A histogram is also a graphic representation formed directly from a frequency distribution table, but a histogram is used to display a continuous measurement variable. A histogram is a display in which the horizontal (abscissa) axis is a continuous number line that represents the measurement scale of the variable of interest. These values on the x axis are grouped into equal intervals, and the number of observations in each interval are counted and displayed on the vertical (ordinate) axis. Graphically, a histogram is similar to a bar graph because the frequency is also represented by the height of a bar over the interval in question. However, the bars in a histogram must touch one another because of the continuous nature of the scale of measurement. Figure 14-2 shows the histogram for the continuous variable age (in years).
Tables
In addition to graphs, data are often summarized in tables. When material is presented in tabular form, the table should be able to stand alone; that is, correctly presented material in tabular form should be understandable even if the written discussion of the data is not read. A major concern in the presentation of both figures and tables is readability (Box 14-1). Tables and figures must be clearly understood and clearly labeled so that the reader is aided by the information rather than confused. The student is directed to standard biostatistics texts for a formal discussion on summarizing data in graphic and tabular form. Also, scientific writing style manuals generally contain discussions on the formal display of tables and graphs. It is also helpful to scan the existing literature for good examples of both graphs and tables.

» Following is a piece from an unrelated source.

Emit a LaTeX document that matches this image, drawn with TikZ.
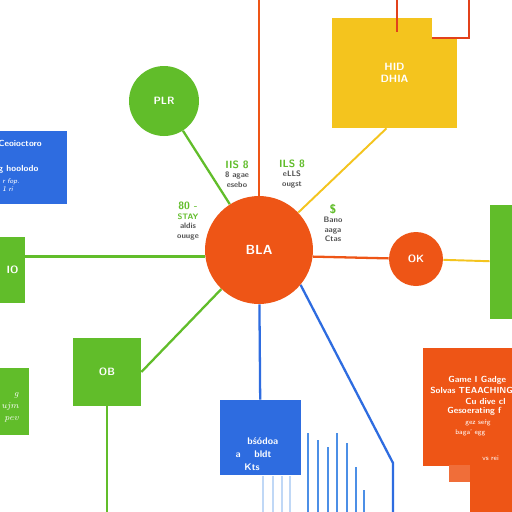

BOX 14-1 Suggestions for the Display of Data in Graphic or Tabular Form
NUMERICAL SUMMARY OF DATA
Measures of Central Tendency
The mode of a data set is that value that occurs with the greatest frequency. When two or more values have equally large frequencies, it is possible for a distribution to have more than one mode. For example, the distribution of scores in Table 14-1 has two modes, 77 and 81. Both occur with the equally high frequency of three. The primary value of the mode lies in its ease of computation and in its convenience as a quick indicator of the central value in a distribution. Beyond this, its statistical uses are extremely limited.